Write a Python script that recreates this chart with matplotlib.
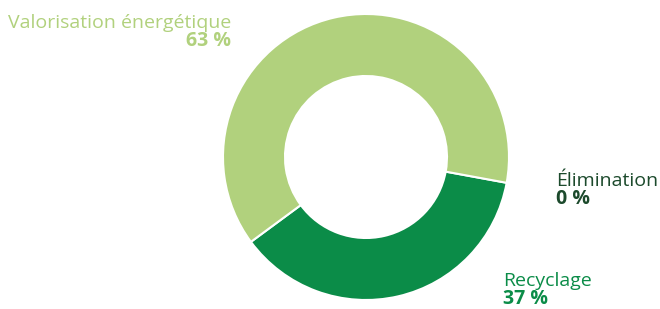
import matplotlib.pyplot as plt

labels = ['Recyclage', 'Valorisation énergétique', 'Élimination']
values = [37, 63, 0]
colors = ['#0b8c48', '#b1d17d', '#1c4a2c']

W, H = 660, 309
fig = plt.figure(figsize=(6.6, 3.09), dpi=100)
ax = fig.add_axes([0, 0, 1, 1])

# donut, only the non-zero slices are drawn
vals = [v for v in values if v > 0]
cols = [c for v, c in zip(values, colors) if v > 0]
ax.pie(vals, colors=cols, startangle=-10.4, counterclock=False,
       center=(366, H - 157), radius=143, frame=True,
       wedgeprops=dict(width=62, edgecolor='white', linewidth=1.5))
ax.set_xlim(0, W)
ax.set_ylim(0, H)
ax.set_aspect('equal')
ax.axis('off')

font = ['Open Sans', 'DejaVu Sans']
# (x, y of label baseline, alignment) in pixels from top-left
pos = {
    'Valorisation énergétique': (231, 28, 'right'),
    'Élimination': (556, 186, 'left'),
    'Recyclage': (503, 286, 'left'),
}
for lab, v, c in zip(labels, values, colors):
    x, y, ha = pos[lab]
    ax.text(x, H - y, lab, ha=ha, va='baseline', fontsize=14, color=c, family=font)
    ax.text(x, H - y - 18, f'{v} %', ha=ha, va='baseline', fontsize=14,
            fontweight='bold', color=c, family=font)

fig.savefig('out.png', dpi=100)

Exercise: Exactly as written, please give again the lines from the beginning of the listing through the line containing "ax = fig.add_axes([0, 0, 1, 1])", inclusive, without any pictures.

Response to this exercise:
Write a Python script that recreates this chart with matplotlib.
import matplotlib.pyplot as plt

labels = ['Recyclage', 'Valorisation énergétique', 'Élimination']
values = [37, 63, 0]
colors = ['#0b8c48', '#b1d17d', '#1c4a2c']

W, H = 660, 309
fig = plt.figure(figsize=(6.6, 3.09), dpi=100)
ax = fig.add_axes([0, 0, 1, 1])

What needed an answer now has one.